Thursday 28 March 2013

The Crooked Generation


These days we have become proud of things we should be ashamed off.
You’d find school children doing shameful things in their school uniforms during school hours. Uqhweshe njani?
Teenagers strolling with their boyfriends and not respecting old people that is still taboo to black communities.
Young girls walking proudly with their ballooned stomachs and showing off their ‘premature’ babies(because their pelvises were not mature enough to hold babies)
Young girls chatting to friends about how good the weekend was and how they drank to death and not remembering how they left the club.
One time I had to hold my mouth and act like I didn’t hear a disturbing conversation between friends. "when are you having a baby or are you infertile? The girl could not answer and I so wanted to say something but I reminded myself its NONE OF MY BUSINESS.
The following year I saw that girl with a bloated tummy and wished I had said something to her friend.
In the early 2000's there was an insurance catalogue on Drum magazine. It was a mind map of an ultrasound scan of a baby and it pointed at different body parts and said something like this: these feet will one day need proper shoes and these eyes will need spectacles and the tiny hands expensive gadgets.
Young people seem like they don't consider this when 'trying' for a baby.
You'd think their poor living conditions at home would propel them to want better things in life but instead they don't see beyond their situations and continue to increase the natality rate.
I cannot tell you how to live your life but you know you cannot afford KFC or spoil yourself with your hard earned cash but you go on and bring an innocent baby to a life of poverty. Fori ntoni?
Sometimes I think we are not exposed to successful Kasi poeople who have been there and conquered Kasi temptations or the quick life.
We don't aspire to change the world like the youth of 1976 who staged several riots against apartheid and Bantu education.
"Ikapa sifike linje aluzutshintshwa sithi" does that mean we have to destroy our lives?
I am no body and I don't aim to judge anyone but to bring about change.
I want the black community to stop and ask ourselves where are we going? What are we teaching the next generation?
The mind your business thingy is not part of our culture(the way we do things)
We ought to care for one another!!!
Nota Bene: I'm not your enemy but a caring friend!
Siyabulela!






2 comments:

Unknown said...

The source of our problems is not only the deteriorating parenting and community moral standards, but the government plays a huge role in propelling moral degeneration.
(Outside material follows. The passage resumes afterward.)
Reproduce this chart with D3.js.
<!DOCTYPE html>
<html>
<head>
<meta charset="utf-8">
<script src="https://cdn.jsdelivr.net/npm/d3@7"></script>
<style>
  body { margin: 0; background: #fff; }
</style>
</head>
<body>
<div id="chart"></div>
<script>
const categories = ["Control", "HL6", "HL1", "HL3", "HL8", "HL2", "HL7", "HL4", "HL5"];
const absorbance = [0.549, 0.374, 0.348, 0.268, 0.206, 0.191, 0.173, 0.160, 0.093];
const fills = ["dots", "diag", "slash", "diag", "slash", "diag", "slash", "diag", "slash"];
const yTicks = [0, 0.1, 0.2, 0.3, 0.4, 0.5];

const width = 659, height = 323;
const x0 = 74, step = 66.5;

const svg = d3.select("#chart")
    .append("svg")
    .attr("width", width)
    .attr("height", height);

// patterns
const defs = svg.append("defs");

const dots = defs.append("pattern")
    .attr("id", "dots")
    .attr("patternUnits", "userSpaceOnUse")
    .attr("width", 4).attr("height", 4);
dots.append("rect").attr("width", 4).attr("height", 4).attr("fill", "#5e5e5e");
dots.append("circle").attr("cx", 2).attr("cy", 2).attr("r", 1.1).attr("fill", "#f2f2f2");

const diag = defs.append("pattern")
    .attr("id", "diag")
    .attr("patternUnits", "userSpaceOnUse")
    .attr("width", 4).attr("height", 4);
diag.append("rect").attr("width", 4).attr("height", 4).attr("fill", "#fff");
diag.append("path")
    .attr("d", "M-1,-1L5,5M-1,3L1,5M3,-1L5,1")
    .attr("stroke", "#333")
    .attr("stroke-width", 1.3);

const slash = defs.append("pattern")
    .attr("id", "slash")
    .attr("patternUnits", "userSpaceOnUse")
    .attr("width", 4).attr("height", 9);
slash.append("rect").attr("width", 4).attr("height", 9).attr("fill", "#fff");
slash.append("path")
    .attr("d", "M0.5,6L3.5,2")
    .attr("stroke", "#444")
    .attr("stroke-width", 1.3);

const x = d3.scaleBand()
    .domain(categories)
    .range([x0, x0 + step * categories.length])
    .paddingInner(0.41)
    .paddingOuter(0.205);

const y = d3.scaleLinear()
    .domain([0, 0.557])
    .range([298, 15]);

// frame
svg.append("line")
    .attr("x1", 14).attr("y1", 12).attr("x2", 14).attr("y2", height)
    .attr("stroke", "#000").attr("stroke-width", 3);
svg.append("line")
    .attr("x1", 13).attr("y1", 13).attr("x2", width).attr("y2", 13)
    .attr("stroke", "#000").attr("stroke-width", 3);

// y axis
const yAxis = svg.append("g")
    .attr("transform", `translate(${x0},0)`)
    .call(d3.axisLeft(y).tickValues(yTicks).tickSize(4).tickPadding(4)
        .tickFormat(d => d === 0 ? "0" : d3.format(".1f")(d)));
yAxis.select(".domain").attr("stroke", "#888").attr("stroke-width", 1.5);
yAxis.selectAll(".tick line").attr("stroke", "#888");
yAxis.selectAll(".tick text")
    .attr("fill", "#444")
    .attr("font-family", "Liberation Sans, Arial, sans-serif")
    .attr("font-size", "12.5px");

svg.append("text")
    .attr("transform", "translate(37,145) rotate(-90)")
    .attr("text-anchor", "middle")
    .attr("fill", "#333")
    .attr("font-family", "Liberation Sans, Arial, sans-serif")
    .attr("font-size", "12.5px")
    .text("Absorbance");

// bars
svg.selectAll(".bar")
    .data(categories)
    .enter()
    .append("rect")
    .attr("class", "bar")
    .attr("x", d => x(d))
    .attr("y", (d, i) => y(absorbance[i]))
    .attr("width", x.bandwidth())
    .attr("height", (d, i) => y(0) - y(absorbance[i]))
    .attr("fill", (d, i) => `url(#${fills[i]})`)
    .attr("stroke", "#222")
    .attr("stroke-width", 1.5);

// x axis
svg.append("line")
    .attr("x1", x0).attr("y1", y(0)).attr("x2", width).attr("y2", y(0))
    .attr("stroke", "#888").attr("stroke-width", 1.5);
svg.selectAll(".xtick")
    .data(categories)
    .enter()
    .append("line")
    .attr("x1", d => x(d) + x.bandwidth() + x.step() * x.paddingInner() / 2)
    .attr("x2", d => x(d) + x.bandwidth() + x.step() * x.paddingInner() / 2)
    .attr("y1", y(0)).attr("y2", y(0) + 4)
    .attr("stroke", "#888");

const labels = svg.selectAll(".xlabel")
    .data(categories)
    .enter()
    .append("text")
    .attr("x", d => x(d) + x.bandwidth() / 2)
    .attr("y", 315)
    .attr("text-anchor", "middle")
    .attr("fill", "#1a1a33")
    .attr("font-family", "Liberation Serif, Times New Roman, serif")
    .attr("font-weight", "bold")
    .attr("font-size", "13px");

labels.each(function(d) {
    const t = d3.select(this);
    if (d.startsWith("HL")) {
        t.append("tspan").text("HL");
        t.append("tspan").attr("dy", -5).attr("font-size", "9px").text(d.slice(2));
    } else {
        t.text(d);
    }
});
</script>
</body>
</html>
The laws our country enacts are contradictory to African beliefs, making it very difficult for otherwise good parents to curb this kind of teenage life style.

However our country is under pressure from the international community to align its laws with international laws, specifically western laws. However these laws are perverse to African moral standards.

If you look closely you'll find that South African social issues are unique from any were else in the world. While issues around other parts of the world are similar by continent.



Unknown said...

I am not really clued up on this and I’m subject to correction but I decided to bring it up because it will shed some light on how the world works.

As a third world country we rely heavily on first word countries and they control us. Like you said if we don’t follow their trends or denounce certain beliefs they support, we would lose big time.

They would impose sanctions on us like Zimbabwe and make Africanism look ‘nature unfriendly’(if there is such a word).

Food security would be badly affected cause they have this big hold over us but I hope there is a way out.

I like what grannies say whenever they are gatvol of the govt, “this democracy is not working for us and Tata’s kids are well of not unruly like ours.